STATED TASK
Repeat the listing word for word. No pictures belong in the copy.
-- Start --
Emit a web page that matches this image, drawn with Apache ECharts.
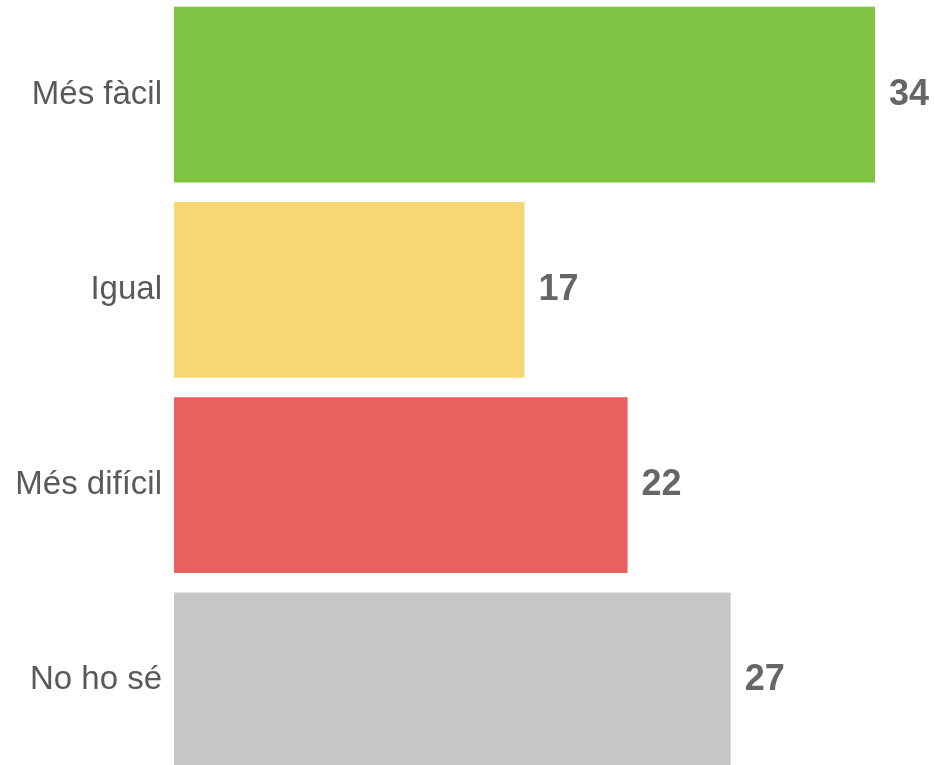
<!DOCTYPE html>
<html>
<head>
<meta charset="utf-8">
<script src="https://cdn.jsdelivr.net/npm/echarts@6/dist/echarts.min.js"></script>
<style>
html,body{margin:0;padding:0;background:#fff;overflow:hidden;width:935px;height:765px;}
#chart{width:935px;height:781px;margin-top:-3px;}
</style>
</head>
<body>
<div id="chart"></div>
<script>
const categories = ["Més fàcil", "Igual", "Més difícil", "No ho sé"];
const values = [34, 17, 22, 27];
const colors = ["#80c241", "#f7d774", "#e86060", "#c6c6c6"];

const chart = echarts.init(document.getElementById('chart'), null, {renderer: 'canvas'});
chart.setOption({
  animation: false,
  backgroundColor: '#ffffff',
  grid: {left: 174, top: 0, width: 701, height: 781, containLabel: false},
  xAxis: {
    type: 'value', min: 0, max: 34, show: false
  },
  yAxis: {
    type: 'category', data: categories, inverse: true,
    axisLine: {show: false}, axisTick: {show: false}, splitLine: {show: false},
    axisLabel: {
      fontFamily: 'Liberation Sans, Arial, sans-serif', fontSize: 33, color: '#595959', margin: 12
    }
  },
  series: [{
    type: 'bar',
    data: values.map((v, i) => ({value: v, itemStyle: {color: colors[i]}})),
    barCategoryGap: '10%',
    label: {
      show: true, position: 'right', distance: 14,
      fontFamily: 'Liberation Sans, Arial, sans-serif', fontSize: 36, fontWeight: 'bold', color: '#666666'
    }
  }]
});
</script>
</body>
</html>
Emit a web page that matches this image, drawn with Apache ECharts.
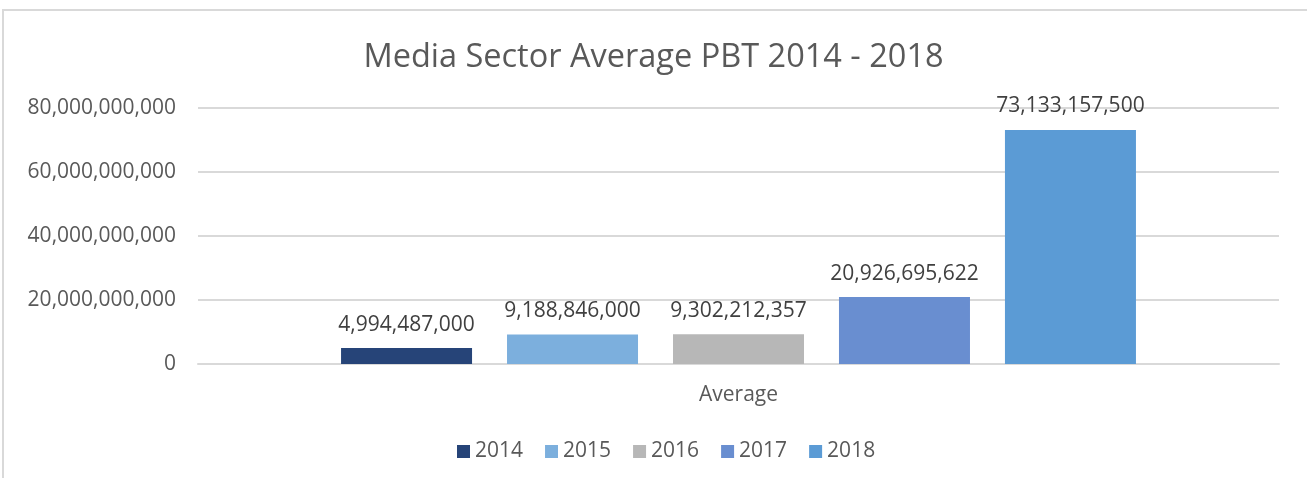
<!DOCTYPE html>
<html>
<head>
<meta charset="utf-8">
<script src="https://cdn.jsdelivr.net/npm/echarts@6/dist/echarts.min.js"></script>
<style>
  html, body { margin: 0; padding: 0; background: #fff; }
  #frame {
    position: absolute; left: 2px; top: 9px; width: 1320px; height: 480px;
    border-left: 2px solid #d9d9d9; border-top: 2px solid #d9d9d9;
  }
  #chart { position: absolute; left: 0; top: 0; width: 1307px; height: 478px; }
</style>
</head>
<body>
<div id="frame"></div>
<div id="chart"></div>
<script>
const categories = ['Average']
const years = ['2014', '2015', '2016', '2017', '2018']
const values = [4994487000, 9188846000, 9302212357, 20926695622, 73133157500]
const colors = ['#264478', '#7cafdd', '#b7b7b7', '#698ed0', '#5b9bd5']

const font = 'Open Sans'
const textColor = '#595959'

function fmt(v) {
  return Math.round(v).toLocaleString('en-US')
}

const chart = echarts.init(document.getElementById('chart'))
chart.setOption({
  animation: false,
  title: {
    text: 'Media Sector Average PBT 2014 - 2018',
    left: 'center',
    top: 36,
    textStyle: { fontFamily: font, fontSize: 32.5, fontWeight: 'normal', color: textColor }
  },
  legend: {
    bottom: 11,
    left: 452,
    itemWidth: 13,
    itemHeight: 13,
    itemGap: 22,
    icon: 'rect',
    textStyle: { fontFamily: font, fontSize: 21, color: textColor },
    data: years
  },
  grid: { left: 198, right: 28, top: 108, bottom: 114 },
  xAxis: {
    type: 'category',
    data: categories,
    axisLine: { lineStyle: { color: '#d9d9d9', width: 2 } },
    axisTick: { show: false },
    axisLabel: { fontFamily: font, fontSize: 21, color: textColor, margin: 21 }
  },
  yAxis: {
    type: 'value',
    min: 0,
    max: 80000000000,
    interval: 20000000000,
    axisLine: { show: false },
    axisTick: { show: false },
    axisLabel: { fontFamily: font, fontSize: 21, color: textColor, margin: 22, formatter: fmt },
    splitLine: { lineStyle: { color: '#d9d9d9', width: 2 } }
  },
  series: years.map((y, i) => ({
    name: y,
    type: 'bar',
    barWidth: 131,
    barGap: '26.7%',
    itemStyle: { color: colors[i] },
    label: {
      show: true,
      position: 'top',
      distance: 13,
      fontFamily: font,
      fontSize: 21,
      color: '#404040',
      formatter: p => fmt(p.value)
    },
    data: [values[i]]
  }))
})
</script>
</body>
</html>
-- End --
FINISHED TASK
Emit a web page that matches this image, drawn with Apache ECharts.
<!DOCTYPE html>
<html>
<head>
<meta charset="utf-8">
<script src="https://cdn.jsdelivr.net/npm/echarts@6/dist/echarts.min.js"></script>
<style>
html,body{margin:0;padding:0;background:#fff;overflow:hidden;width:935px;height:765px;}
#chart{width:935px;height:781px;margin-top:-3px;}
</style>
</head>
<body>
<div id="chart"></div>
<script>
const categories = ["Més fàcil", "Igual", "Més difícil", "No ho sé"];
const values = [34, 17, 22, 27];
const colors = ["#80c241", "#f7d774", "#e86060", "#c6c6c6"];

const chart = echarts.init(document.getElementById('chart'), null, {renderer: 'canvas'});
chart.setOption({
  animation: false,
  backgroundColor: '#ffffff',
  grid: {left: 174, top: 0, width: 701, height: 781, containLabel: false},
  xAxis: {
    type: 'value', min: 0, max: 34, show: false
  },
  yAxis: {
    type: 'category', data: categories, inverse: true,
    axisLine: {show: false}, axisTick: {show: false}, splitLine: {show: false},
    axisLabel: {
      fontFamily: 'Liberation Sans, Arial, sans-serif', fontSize: 33, color: '#595959', margin: 12
    }
  },
  series: [{
    type: 'bar',
    data: values.map((v, i) => ({value: v, itemStyle: {color: colors[i]}})),
    barCategoryGap: '10%',
    label: {
      show: true, position: 'right', distance: 14,
      fontFamily: 'Liberation Sans, Arial, sans-serif', fontSize: 36, fontWeight: 'bold', color: '#666666'
    }
  }]
});
</script>
</body>
</html>
Emit a web page that matches this image, drawn with Apache ECharts.
<!DOCTYPE html>
<html>
<head>
<meta charset="utf-8">
<script src="https://cdn.jsdelivr.net/npm/echarts@6/dist/echarts.min.js"></script>
<style>
  html, body { margin: 0; padding: 0; background: #fff; }
  #frame {
    position: absolute; left: 2px; top: 9px; width: 1320px; height: 480px;
    border-left: 2px solid #d9d9d9; border-top: 2px solid #d9d9d9;
  }
  #chart { position: absolute; left: 0; top: 0; width: 1307px; height: 478px; }
</style>
</head>
<body>
<div id="frame"></div>
<div id="chart"></div>
<script>
const categories = ['Average']
const years = ['2014', '2015', '2016', '2017', '2018']
const values = [4994487000, 9188846000, 9302212357, 20926695622, 73133157500]
const colors = ['#264478', '#7cafdd', '#b7b7b7', '#698ed0', '#5b9bd5']

const font = 'Open Sans'
const textColor = '#595959'

function fmt(v) {
  return Math.round(v).toLocaleString('en-US')
}

const chart = echarts.init(document.getElementById('chart'))
chart.setOption({
  animation: false,
  title: {
    text: 'Media Sector Average PBT 2014 - 2018',
    left: 'center',
    top: 36,
    textStyle: { fontFamily: font, fontSize: 32.5, fontWeight: 'normal', color: textColor }
  },
  legend: {
    bottom: 11,
    left: 452,
    itemWidth: 13,
    itemHeight: 13,
    itemGap: 22,
    icon: 'rect',
    textStyle: { fontFamily: font, fontSize: 21, color: textColor },
    data: years
  },
  grid: { left: 198, right: 28, top: 108, bottom: 114 },
  xAxis: {
    type: 'category',
    data: categories,
    axisLine: { lineStyle: { color: '#d9d9d9', width: 2 } },
    axisTick: { show: false },
    axisLabel: { fontFamily: font, fontSize: 21, color: textColor, margin: 21 }
  },
  yAxis: {
    type: 'value',
    min: 0,
    max: 80000000000,
    interval: 20000000000,
    axisLine: { show: false },
    axisTick: { show: false },
    axisLabel: { fontFamily: font, fontSize: 21, color: textColor, margin: 22, formatter: fmt },
    splitLine: { lineStyle: { color: '#d9d9d9', width: 2 } }
  },
  series: years.map((y, i) => ({
    name: y,
    type: 'bar',
    barWidth: 131,
    barGap: '26.7%',
    itemStyle: { color: colors[i] },
    label: {
      show: true,
      position: 'top',
      distance: 13,
      fontFamily: font,
      fontSize: 21,
      color: '#404040',
      formatter: p => fmt(p.value)
    },
    data: [values[i]]
  }))
})
</script>
</body>
</html>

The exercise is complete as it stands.